Job:
Don't include pictures. Quote the lines below from the first through the line that contains "in canvas px".

.....

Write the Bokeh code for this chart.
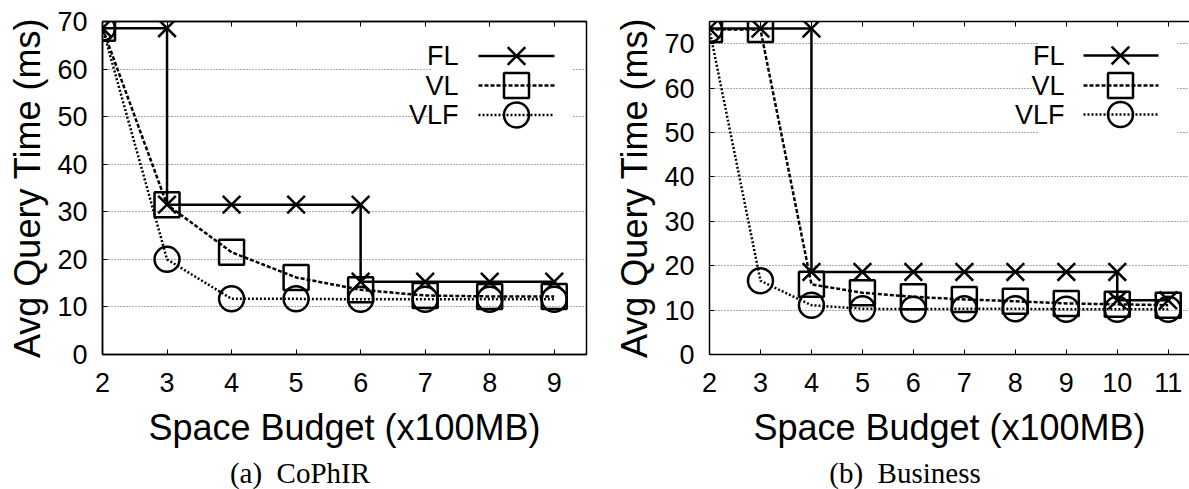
from bokeh.plotting import figure
from bokeh.layouts import row, column
from bokeh.models import Range1d, LinearAxis, BoxAnnotation, FixedTicker, Div
from bokeh.core.properties import value
from bokeh.embed import file_html
from bokeh.resources import INLINE

# ---------------- data ----------------
series_names = ["FL", "VL", "VLF"]

# (a) CoPhIR
a_xticks = [2, 3, 4, 5, 6, 7, 8, 9]
a_fl_x = [2, 3, 3, 4, 5, 6, 6, 7, 8, 9]
a_fl_y = [68.6, 68.6, 31.5, 31.5, 31.5, 31.5, 15.3, 15.3, 15.3, 15.3]
a_vl_x = [2, 3, 4, 5, 6, 7, 8, 9]
a_vl_y = [68.6, 31.5, 21.5, 16.2, 13.6, 12.4, 12.2, 12.2]
a_vlf_x = [2, 3, 4, 5, 6, 7, 8, 9]
a_vlf_y = [68.6, 20.0, 11.7, 11.7, 11.6, 11.6, 11.6, 11.6]

# (b) Business
b_xticks = [2, 3, 4, 5, 6, 7, 8, 9, 10, 11]
b_fl_x = [2, 3, 4, 4, 5, 6, 7, 8, 9, 10, 10, 11]
b_fl_y = [73.4, 73.4, 73.4, 18.6, 18.6, 18.6, 18.6, 18.6, 18.6, 18.6, 12.2, 12.2]
b_vl_x = [2, 3, 4, 5, 6, 7, 8, 9, 10, 11]
b_vl_y = [73.2, 73.2, 15.8, 13.9, 13.0, 12.4, 12.0, 11.5, 11.3, 11.1]
b_vlf_x = [2, 3, 4, 5, 6, 7, 8, 9, 10, 11]
b_vlf_y = [73.2, 16.6, 11.1, 10.3, 10.2, 10.3, 10.3, 10.2, 10.2, 10.2]

yticks = [0, 10, 20, 30, 40, 50, 60, 70]
x_title = "Space Budget (x100MB)"
y_title = "Avg Query Time (ms)"
captions = ["(a)&nbsp;&nbsp;CoPhIR", "(b)&nbsp;&nbsp;Business"]

SANS = "Liberation Sans"
SERIF = "Liberation Serif"

styles = {
    "FL": dict(dash="solid", marker="x"),
    "VL": dict(dash="4 2", marker="square"),
    "VLF": dict(dash="2 2", marker="circle"),
}

H = 458
BT = 21
FB = 354  # frame bottom in canvas px


def make_panel(width, bl, br, x_end, y_end, xticks, series, outline, leg):
    bb = H - FB
    p = figure(width=width, height=H, output_backend="svg", toolbar_location=None,
               min_border_left=bl, min_border_right=br, min_border_top=BT,
               min_border_bottom=bb, x_range=Range1d(2, x_end),
               y_range=Range1d(0, y_end))
    p.background_fill_color = "white"
    p.border_fill_color = "white"
    p.outline_line_color = "black" if outline else None
    p.outline_line_width = 1.5

    fl, fr = bl, width - br
    ft, fb = BT, FB

    def dx(px):
        return 2 + (px - fl) * (x_end - 2) / (fr - fl)

    def dy(py):
        return y_end * (fb - py) / (fb - ft)

    for ax in (p.xaxis[0], p.yaxis[0]):
        ax.major_label_text_font = SANS
        ax.major_label_text_font_size = "27px"
        ax.major_label_text_color = "black"
        ax.axis_label_text_font = SANS
        ax.axis_label_text_font_size = "36px"
        ax.axis_label_text_font_style = "normal"
        ax.axis_label_text_color = "black"
        ax.minor_tick_line_color = None
        ax.major_tick_in = 5
        ax.major_tick_out = 0
        ax.axis_line_width = 1.5
        ax.axis_line_color = "black"
        ax.major_tick_line_color = "black"
    p.xaxis.ticker = FixedTicker(ticks=xticks)
    p.yaxis.ticker = FixedTicker(ticks=yticks)
    p.xaxis.axis_label = x_title
    p.yaxis.axis_label = y_title
    p.xaxis.major_label_standoff = 18
    p.xaxis.axis_label_standoff = 12
    p.yaxis.major_label_standoff = 15
    p.yaxis.axis_label_standoff = 6

    top = LinearAxis(ticker=FixedTicker(ticks=xticks),
                     major_label_overrides={t: "" for t in xticks},
                     major_tick_in=5, major_tick_out=0, minor_tick_line_color=None,
                     axis_line_width=1.5, major_label_standoff=0)
    p.add_layout(top, "above")

    p.xgrid.visible = False
    p.ygrid.grid_line_color = "#555555"
    p.ygrid.grid_line_dash = "1 2"
    p.ygrid.grid_line_width = 1

    # legend backing box (blanks the grid like gnuplot's key)
    bx0, bx1, by0, by1 = leg["box"]
    box = BoxAnnotation(left=dx(bx0), right=dx(bx1), top=dy(by0), bottom=dy(by1),
                        fill_color="white", fill_alpha=1.0, line_color=None,
                        level="underlay")
    p.add_layout(box)

    for name, (xs, ys) in zip(series_names, series):
        st = styles[name]
        p.line(xs, ys, line_color="black", line_width=2.5, line_dash=st["dash"])
    for name, (xs, ys) in zip(series_names, series):
        st = styles[name]
        p.scatter(xs, ys, marker=st["marker"], size=25, line_color="black",
                  line_width=2.5, fill_color=None)

    # gnuplot-style key: text right-aligned, then sample line with marker
    for i, name in enumerate(series_names):
        st = styles[name]
        yy = dy(leg["rows"][i])
        p.text([dx(leg["text_r"])], [yy], text=[name], text_font=value(SANS),
               text_font_size="27px", text_align="right", text_baseline="middle",
               text_color="black")
        p.line([dx(leg["s0"]), dx(leg["s1"])], [yy, yy], line_color="black",
               line_width=2.5, line_dash=st["dash"])
        p.scatter([dx(leg["m"])], [yy], marker=st["marker"], size=25,
                  line_color="black", line_width=2.5, fill_color=None)
    return p


leg_a = dict(box=(431, 571, 38, 130), rows=(55.5, 85, 114.5), text_r=458,
             s0=478, s1=554, m=516)
leg_b = dict(box=(438, 577, 36, 137), rows=(55, 85, 114), text_r=464,
             s0=483, s1=558, m=520)

p1 = make_panel(600, 102, 14, 9.5, 70, a_xticks,
                [(a_fl_x, a_fl_y), (a_vl_x, a_vl_y), (a_vlf_x, a_vlf_y)],
                True, leg_a)
p2 = make_panel(589, 109, 0, 2 + 480 / 50.97, 75, b_xticks,
                [(b_fl_x, b_fl_y), (b_vl_x, b_vl_y), (b_vlf_x, b_vlf_y)],
                False, leg_b)


def caption_div(text, width, pad_left):
    html = ('<div style="font-family: \'%s\'; font-size: 29px; color: black; '
            'text-align: center; width: %dpx; padding-left: %dpx; '
            'box-sizing: border-box; line-height: 30px; padding-top: 0px;">%s</div>'
            % (SERIF, width, pad_left, text))
    return Div(text=html, width=width, height=489 - H, margin=0)


d1 = caption_div(captions[0], 600, 0)
d2 = caption_div(captions[1], 589, 21)

layout = column(row(p1, p2, spacing=0), row(d1, d2, spacing=0), spacing=0)
open("out.html", "w").write(file_html(layout, INLINE))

.....

The result:
Write the Bokeh code for this chart.
from bokeh.plotting import figure
from bokeh.layouts import row, column
from bokeh.models import Range1d, LinearAxis, BoxAnnotation, FixedTicker, Div
from bokeh.core.properties import value
from bokeh.embed import file_html
from bokeh.resources import INLINE

# ---------------- data ----------------
series_names = ["FL", "VL", "VLF"]

# (a) CoPhIR
a_xticks = [2, 3, 4, 5, 6, 7, 8, 9]
a_fl_x = [2, 3, 3, 4, 5, 6, 6, 7, 8, 9]
a_fl_y = [68.6, 68.6, 31.5, 31.5, 31.5, 31.5, 15.3, 15.3, 15.3, 15.3]
a_vl_x = [2, 3, 4, 5, 6, 7, 8, 9]
a_vl_y = [68.6, 31.5, 21.5, 16.2, 13.6, 12.4, 12.2, 12.2]
a_vlf_x = [2, 3, 4, 5, 6, 7, 8, 9]
a_vlf_y = [68.6, 20.0, 11.7, 11.7, 11.6, 11.6, 11.6, 11.6]

# (b) Business
b_xticks = [2, 3, 4, 5, 6, 7, 8, 9, 10, 11]
b_fl_x = [2, 3, 4, 4, 5, 6, 7, 8, 9, 10, 10, 11]
b_fl_y = [73.4, 73.4, 73.4, 18.6, 18.6, 18.6, 18.6, 18.6, 18.6, 18.6, 12.2, 12.2]
b_vl_x = [2, 3, 4, 5, 6, 7, 8, 9, 10, 11]
b_vl_y = [73.2, 73.2, 15.8, 13.9, 13.0, 12.4, 12.0, 11.5, 11.3, 11.1]
b_vlf_x = [2, 3, 4, 5, 6, 7, 8, 9, 10, 11]
b_vlf_y = [73.2, 16.6, 11.1, 10.3, 10.2, 10.3, 10.3, 10.2, 10.2, 10.2]

yticks = [0, 10, 20, 30, 40, 50, 60, 70]
x_title = "Space Budget (x100MB)"
y_title = "Avg Query Time (ms)"
captions = ["(a)&nbsp;&nbsp;CoPhIR", "(b)&nbsp;&nbsp;Business"]

SANS = "Liberation Sans"
SERIF = "Liberation Serif"

styles = {
    "FL": dict(dash="solid", marker="x"),
    "VL": dict(dash="4 2", marker="square"),
    "VLF": dict(dash="2 2", marker="circle"),
}

H = 458
BT = 21
FB = 354  # frame bottom in canvas px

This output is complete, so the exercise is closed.